Set problem: Take the lines from the top down to and including the one with "115, 120, 125];" and repeat them exactly. Omit images.
-- Start Dataset content --
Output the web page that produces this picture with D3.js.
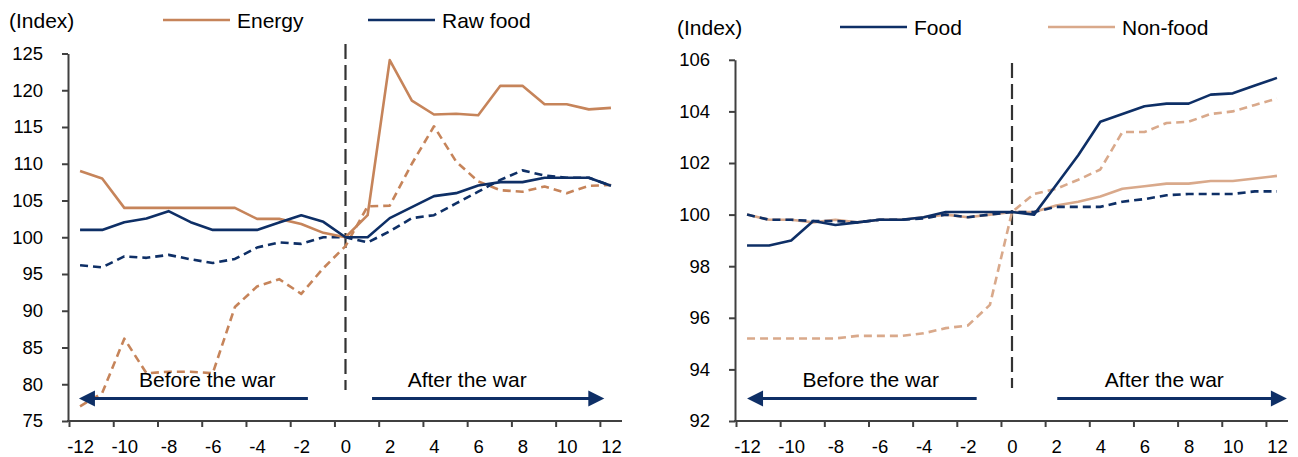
<!DOCTYPE html>
<html>
<head>
<meta charset="utf-8">
<script src="https://cdn.jsdelivr.net/npm/d3@7"></script>
<style>
  html, body { margin: 0; padding: 0; background: #fff; }
  svg { display: block; font-family: "Liberation Sans", Arial, sans-serif; }
</style>
</head>
<body>
<svg id="chart" width="1298" height="457"></svg>
<script>
// ---------- DATA ----------
const months = d3.range(-12, 13);               // -12 .. 12
const tickMonths = d3.range(-12, 13, 2);

// Left panel
const energy       = [109, 108, 104, 104, 104, 104, 104, 104, 102.5, 102.5, 101.8, 100.6, 100, 103, 124.1, 118.6, 116.7, 116.8, 116.6, 120.6, 120.6, 118.1, 118.1, 117.4, 117.6];
const energyDashed = [77, 78.8, 86.2, 81.5, 81.7, 81.7, 81.5, 90.5, 93.3, 94.3, 92.3, 95.8, 98.8, 104.2, 104.3, 110, 115.1, 110.3, 107.6, 106.4, 106.2, 106.9, 106.0, 107.0, 107.1];
const rawFood      = [101, 101, 102.05, 102.55, 103.55, 102.05, 101, 101, 101, 102, 103, 102.1, 100, 100, 102.6, 104.1, 105.6, 106, 107.05, 107.5, 107.5, 108.1, 108.1, 108.1, 107];
const rawFoodDashed= [96.2, 95.9, 97.4, 97.2, 97.6, 97.0, 96.5, 97.05, 98.6, 99.3, 99.1, 100, 100, 99.3, 100.8, 102.6, 103.0, 104.6, 106.2, 107.8, 109.1, 108.4, 108.1, 108.1, 107];
const leftYTicks   = [75, 80, 85, 90, 95, 100, 105, 110, 115, 120, 125];

// Right panel
const food          = [98.8, 98.8, 99.0, 99.75, 99.6, 99.7, 99.8, 99.8, 99.9, 100.1, 100.1, 100.1, 100.1, 100.0, 101.15, 102.3, 103.6, 103.9, 104.2, 104.3, 104.3, 104.65, 104.7, 105.0, 105.3];
const foodDashed    = [100.0, 99.8, 99.8, 99.75, 99.75, 99.7, 99.8, 99.8, 99.85, 100.0, 99.9, 100.0, 100.1, 100.1, 100.3, 100.3, 100.3, 100.5, 100.6, 100.75, 100.8, 100.8, 100.8, 100.9, 100.9];
const nonFood       = [100.0, 99.8, 99.8, 99.7, 99.8, 99.7, 99.8, 99.8, 99.9, 100.0, 99.9, 100.0, 100.1, 100.1, 100.35, 100.5, 100.7, 101.0, 101.1, 101.2, 101.2, 101.3, 101.3, 101.4, 101.5];
const nonFoodDashed = [95.2, 95.2, 95.2, 95.2, 95.2, 95.3, 95.3, 95.3, 95.4, 95.6, 95.7, 96.5, 100.1, 100.8, 101.0, 101.35, 101.75, 103.2, 103.2, 103.55, 103.6, 103.9, 104.0, 104.25, 104.5];
const rightYTicks   = [92, 94, 96, 98, 100, 102, 104, 106];

const NAVY = "#0E2F66", ORANGE = "#C6845A", TAN = "#D9A98B", AXIS = "#404040";
const FONT = "'Liberation Sans', Arial, sans-serif";

const svg = d3.select("#chart");

function panel(cfg) {
  const g = svg.append("g");
  const x = d3.scaleLinear().domain([-12.5, 12.5]).range([cfg.x0, cfg.x1]);
  const y = d3.scaleLinear().domain(cfg.yDomain).range([cfg.yBottom, cfg.yTop]);

  // vertical dashed separator at month 0
  g.append("line")
    .attr("x1", x(0)).attr("x2", x(0))
    .attr("y1", cfg.vTop).attr("y2", cfg.vBottom)
    .attr("stroke", "#333").attr("stroke-width", 2.2)
    .attr("stroke-dasharray", "15,6");

  // series
  const line = d3.line().x((d, i) => x(months[i])).y(d => y(d));
  cfg.series.forEach(s => {
    g.append("path").datum(s.values)
      .attr("d", line).attr("fill", "none")
      .attr("stroke", s.color).attr("stroke-width", 2.6)
      .attr("stroke-linejoin", "round")
      .attr("stroke-dasharray", s.dash ? "8,5" : null);
  });

  // y axis
  const ya = g.append("g").attr("transform", `translate(${cfg.x0 - 1},0)`)
    .call(d3.axisLeft(y).tickValues(cfg.yTicks).tickSize(6).tickSizeOuter(0).tickPadding(19).tickFormat(d => String(d)));
  ya.select(".domain").attr("stroke", AXIS).attr("stroke-width", 2);
  ya.selectAll(".tick line").attr("stroke", AXIS).attr("stroke-width", 2);
  ya.selectAll("text").attr("font-size", 18.5).attr("fill", "#000").attr("font-family", FONT);

  // x axis: tick marks at category boundaries
  const xa = g.append("g").attr("transform", `translate(0,${cfg.yBottom})`)
    .call(d3.axisBottom(x).tickValues(tickMonths.map(m => m - 0.5)).tickSize(6).tickSizeOuter(0).tickFormat(""));
  xa.select(".domain").attr("stroke", AXIS).attr("stroke-width", 2)
    .attr("d", `M${cfg.x0 - 2},0H${cfg.x1}`);
  xa.selectAll(".tick line").attr("stroke", AXIS).attr("stroke-width", 2);
  // labels at category centres (plain hyphen minus)
  const xl = g.append("g").attr("transform", `translate(0,${cfg.yBottom})`)
    .call(d3.axisBottom(x).tickValues(tickMonths).tickSize(0).tickPadding(19).tickFormat(d => String(d)));
  xl.select(".domain").remove();
  xl.selectAll("text").attr("font-size", 18.5).attr("fill", "#000").attr("font-family", FONT);

  // (Index)
  g.append("text").attr("x", cfg.idxX).attr("y", cfg.legY + 8)
    .attr("font-size", 21).text("(Index)");

  // legend
  cfg.legend.forEach(l => {
    g.append("line").attr("x1", l.x).attr("x2", l.x + 67)
      .attr("y1", cfg.legY).attr("y2", cfg.legY)
      .attr("stroke", l.color).attr("stroke-width", 2.6);
    g.append("text").attr("x", l.x + 74).attr("y", cfg.legY + 7.5)
      .attr("font-size", 21).text(l.label);
  });

  // arrows & annotations
  const ay = 398.5;
  function arrow(xFrom, xTip) {
    const dir = xTip > xFrom ? 1 : -1;
    g.append("line").attr("x1", xFrom).attr("x2", xTip - dir * 12)
      .attr("y1", ay).attr("y2", ay).attr("stroke", NAVY).attr("stroke-width", 3);
    g.append("path")
      .attr("d", `M${xTip},${ay} L${xTip - dir * 16},${ay - 8} L${xTip - dir * 16},${ay + 8} Z`)
      .attr("fill", NAVY);
  }
  const a = cfg.ann;
  arrow(x(a.beforeFrom), x(a.beforeTip));
  arrow(x(a.afterFrom), x(a.afterTip));
  g.append("text").attr("x", x(a.beforeText)).attr("y", 387).attr("text-anchor", "middle")
    .attr("font-size", 21).text("Before the war");
  g.append("text").attr("x", x(a.afterText)).attr("y", 387).attr("text-anchor", "middle")
    .attr("font-size", 21).text("After the war");
}

panel({
  x0: 69, x1: 622, yDomain: [75, 125], yBottom: 421, yTop: 53.5, yTicks: leftYTicks,
  vTop: 44, vBottom: 390, idxX: 9, legY: 20,
  ann: { beforeFrom: -1.7, beforeTip: -12.05, afterFrom: 1.2, afterTip: 11.7, beforeText: -6.25, afterText: 5.5 },
  series: [
    { values: energyDashed, color: ORANGE, dash: true },
    { values: rawFoodDashed, color: NAVY, dash: true },
    { values: energy, color: ORANGE, dash: false },
    { values: rawFood, color: NAVY, dash: false }
  ],
  legend: [
    { x: 163, color: ORANGE, label: "Energy" },
    { x: 368, color: NAVY, label: "Raw food" }
  ]
});

panel({
  x0: 736, x1: 1288, yDomain: [92, 106], yBottom: 421, yTop: 59.8, yTicks: rightYTicks,
  vTop: 63, vBottom: 388, idxX: 677, legY: 27,
  ann: { beforeFrom: -1.6, beforeTip: -12.0, afterFrom: 2.05, afterTip: 12.45, beforeText: -6.4, afterText: 6.9 },
  series: [
    { values: nonFoodDashed, color: TAN, dash: true },
    { values: nonFood, color: TAN, dash: false },
    { values: foodDashed, color: NAVY, dash: true },
    { values: food, color: NAVY, dash: false }
  ],
  legend: [
    { x: 840, color: NAVY, label: "Food" },
    { x: 1048, color: TAN, label: "Non-food" }
  ]
});
</script>
</body>
</html>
-- End Dataset content --
Reply:
Output the web page that produces this picture with D3.js.
<!DOCTYPE html>
<html>
<head>
<meta charset="utf-8">
<script src="https://cdn.jsdelivr.net/npm/d3@7"></script>
<style>
  html, body { margin: 0; padding: 0; background: #fff; }
  svg { display: block; font-family: "Liberation Sans", Arial, sans-serif; }
</style>
</head>
<body>
<svg id="chart" width="1298" height="457"></svg>
<script>
// ---------- DATA ----------
const months = d3.range(-12, 13);               // -12 .. 12
const tickMonths = d3.range(-12, 13, 2);

// Left panel
const energy       = [109, 108, 104, 104, 104, 104, 104, 104, 102.5, 102.5, 101.8, 100.6, 100, 103, 124.1, 118.6, 116.7, 116.8, 116.6, 120.6, 120.6, 118.1, 118.1, 117.4, 117.6];
const energyDashed = [77, 78.8, 86.2, 81.5, 81.7, 81.7, 81.5, 90.5, 93.3, 94.3, 92.3, 95.8, 98.8, 104.2, 104.3, 110, 115.1, 110.3, 107.6, 106.4, 106.2, 106.9, 106.0, 107.0, 107.1];
const rawFood      = [101, 101, 102.05, 102.55, 103.55, 102.05, 101, 101, 101, 102, 103, 102.1, 100, 100, 102.6, 104.1, 105.6, 106, 107.05, 107.5, 107.5, 108.1, 108.1, 108.1, 107];
const rawFoodDashed= [96.2, 95.9, 97.4, 97.2, 97.6, 97.0, 96.5, 97.05, 98.6, 99.3, 99.1, 100, 100, 99.3, 100.8, 102.6, 103.0, 104.6, 106.2, 107.8, 109.1, 108.4, 108.1, 108.1, 107];
const leftYTicks   = [75, 80, 85, 90, 95, 100, 105, 110, 115, 120, 125];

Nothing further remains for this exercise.